Two teachers of Kolkata’s Presidency University (popularly known as Presidency College) – one of India’s oldest and most prestigious institutes of higher learning – have become victims of casteist discrimination.
On the 21 April, the university terminated the services of Satyadeo Prasad and Anil Pushker, teachers from its Department of Hindi who were on probation for a year. The termination is ostensibly due to “unsatisfactory performance”. However, students of the department have protested this decision as unfair and arbitrary, as reported in the local Bengali press.
Pushker, a PhD holder from JNU, who belongs to the Dalit community, told this reporter that he faced discrimination right from the time he joined the university last year. He was previously working as a postdoctoral fellow in Allahabad University. Prasad belongs to the OBC category.
According to Pushker, despite making every attempt to mingle with the other teachers in the department, he was made aware through taunts and insinuations of being “undeserving” of his position, as he had secured it through “reservation”. He said he was also mocked at university seminars for speaking out.

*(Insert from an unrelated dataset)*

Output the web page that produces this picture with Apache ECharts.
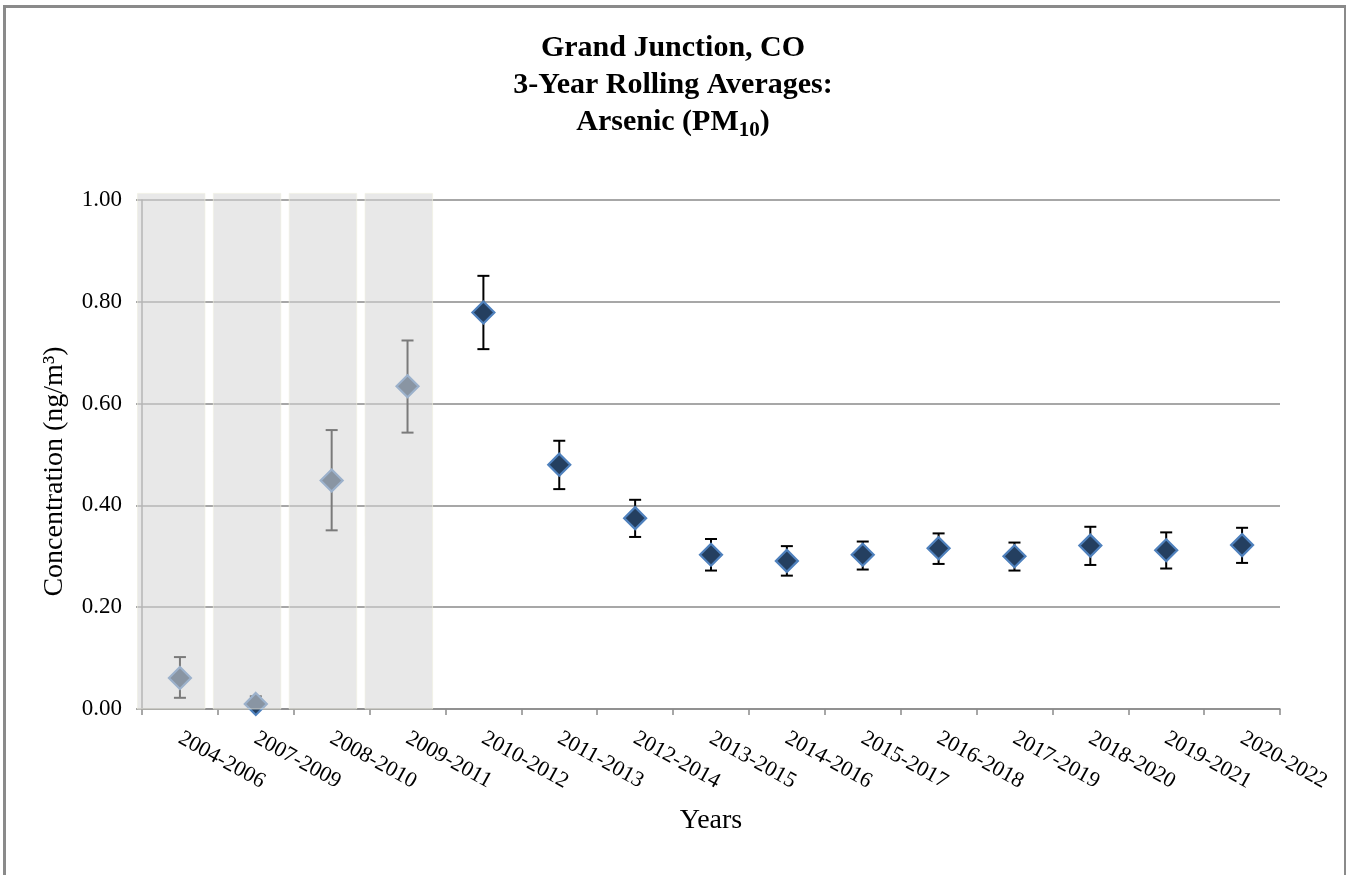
<!DOCTYPE html>
<html><head><meta charset="utf-8">
<script src="https://cdn.jsdelivr.net/npm/echarts@6/dist/echarts.min.js"></script>
<style>html,body{margin:0;padding:0;background:#fff}#c{width:1346px;height:875px}</style>
</head><body><div id="c"></div>
<script>
const categories = ['2004-2006','2007-2009','2008-2010','2009-2011','2010-2012','2011-2013','2012-2014','2013-2015','2014-2016','2015-2017','2016-2018','2017-2019','2018-2020','2019-2021','2020-2022'];
const means  = [0.061, 0.010, 0.449, 0.634, 0.779, 0.480, 0.375, 0.303, 0.291, 0.303, 0.316, 0.300, 0.321, 0.312, 0.322];
const lowers = [0.022, 0.000, 0.351, 0.543, 0.707, 0.432, 0.338, 0.272, 0.262, 0.274, 0.285, 0.272, 0.283, 0.276, 0.287];
const uppers = [0.102, 0.025, 0.548, 0.724, 0.851, 0.527, 0.411, 0.334, 0.320, 0.329, 0.345, 0.327, 0.358, 0.347, 0.356];
const shadedCategories = ['2004-2006','2007-2009','2008-2010','2009-2011'];
const yMin = 0, yMax = 1, yStep = 0.2;

const serif = '"Liberation Serif", "Times New Roman", serif';
const chart = echarts.init(document.getElementById('c'), null, {renderer:'canvas'});

const errData = categories.map((c, i) => [i, lowers[i], uppers[i]]);
const shadeData = shadedCategories.map(c => [categories.indexOf(c)]);

const option = {
  animation: false,
  backgroundColor: '#fff',
  graphic: [{
    type: 'rect', left: 2, top: 4, z: 100, silent: true,
    shape: {width: 1341, height: 900},
    style: {fill: 'none', stroke: '#8a8a8a', lineWidth: 3}
  }],
  title: {
    left: 'center', top: 25,
    text: 'Grand Junction, CO\n3-Year Rolling Averages:\nArsenic (PM{sub|10})',
    textStyle: {
      fontFamily: serif, fontWeight: 'bold', fontSize: 30, color: '#000', lineHeight: 37,
      rich: {
        sub: {fontFamily: serif, fontWeight: 'bold', fontSize: 21, color: '#000', lineHeight: 37, padding: [16, 0, 0, 0]}
      }
    }
  },
  grid: {left: 142, right: 66, top: 200, bottom: 166, containLabel: false},
  xAxis: {
    type: 'category', data: categories, boundaryGap: true,
    name: 'Years', nameLocation: 'middle', nameGap: 98,
    nameTextStyle: {fontFamily: serif, fontSize: 28, color: '#000'},
    axisLine: {show: true, lineStyle: {color: '#8a8a8a', width: 1.5}},
    axisTick: {show: true, length: 6, alignWithLabel: false, lineStyle: {color: '#8a8a8a', width: 1.5}},
    axisLabel: {rotate: -29, interval: 0, margin: 28, fontFamily: serif, fontSize: 22, color: '#000'},
    splitLine: {show: false}
  },
  yAxis: {
    type: 'value', min: yMin, max: yMax, interval: yStep,
    name: 'Concentration (ng/m³)', nameLocation: 'middle', nameGap: 73, nameRotate: 90,
    nameTextStyle: {fontFamily: serif, fontSize: 28, color: '#000', padding: [0, 34, 0, 0]},
    axisLine: {show: true, lineStyle: {color: '#8a8a8a', width: 1.5}},
    axisTick: {show: true, length: 6, lineStyle: {color: '#8a8a8a', width: 1.5}},
    axisLabel: {formatter: v => v.toFixed(2), margin: 20, fontFamily: serif, fontSize: 23, color: '#000'},
    splitLine: {show: true, lineStyle: {color: '#8a8a8a', width: 1.5}}
  },
  series: [
    {
      type: 'custom', name: 'err', data: errData, z: 3,
      encode: {x: 0, y: [1, 2]},
      renderItem: (params, api) => {
        const x = api.value(0);
        const lo = api.coord([x, api.value(1)]);
        const hi = api.coord([x, api.value(2)]);
        const hw = 6;
        const st = {stroke: '#000', lineWidth: 2};
        return {type: 'group', children: [
          {type: 'line', shape: {x1: lo[0], y1: lo[1], x2: hi[0], y2: hi[1]}, style: st},
          {type: 'line', shape: {x1: lo[0]-hw, y1: lo[1], x2: lo[0]+hw, y2: lo[1]}, style: st},
          {type: 'line', shape: {x1: hi[0]-hw, y1: hi[1], x2: hi[0]+hw, y2: hi[1]}, style: st}
        ]};
      }
    },
    {
      type: 'scatter', name: 'mean', data: means, z: 4,
      symbol: 'diamond', symbolSize: [22, 22],
      itemStyle: {color: '#243f60', borderColor: '#4f81bd', borderWidth: 2.2, opacity: 1}
    },
    {
      type: 'custom', name: 'shade', data: shadeData, z: 10, clip: false,
      encode: {x: 0},
      renderItem: (params, api) => {
        const idx = api.value(0);
        const base = api.coord([idx, yMin]);
        const top = api.coord([idx, yMax]);
        const band = api.size([1, 0])[0];
        const h = api.size([0, yMax - yMin])[1];
        const y0 = top[1] - 0.013 * h;
        return {type: 'rect',
          shape: {x: base[0] - 0.56 * band, y: y0, width: 0.89 * band, height: base[1] - y0},
          style: {fill: 'rgba(215,215,215,0.57)', stroke: 'rgba(240,240,225,0.6)', lineWidth: 1}
        };
      }
    }
  ]
};
chart.setOption(option);
</script>
</body></html>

Towards the end of last year, he was served a show-cause notice for failing to finish his course in time, and also “leaking” questions to be asked in the end-semester examination. Puskher replied to the said show-cause notice, defending himself against the charges. “I thought the matter had ended there as I did not receive any further correspondence in this regard,” he said.
Earlier this year, he was also accused of awarding marks “too generously” to his students, a charge he denies. This led to other teachers re-evaluating the paper he had originally marked. This was followed by the termination notice, a development he termed as “a bolt from the blue”.
He was also asked to leave the accommodation provided by the university the day after being served the termination notice but was later allowed to stay on till another accommodation could be arranged.
In a telephonic interview, Prasad alleged discrimination on the basis of caste. “We tried to do our jobs to the best of our abilities and maintain cordiality with senior colleagues but it did not work. The department is completely dominated by upper-castes,” he said.
In particular, both Prasad and Pushker alleged that the head of the Department of Hindi, Tanuja Majumdar, had begun treating them unfairly as soon they assumed their posts. Majumdar refused to comment when this reporter contacted her.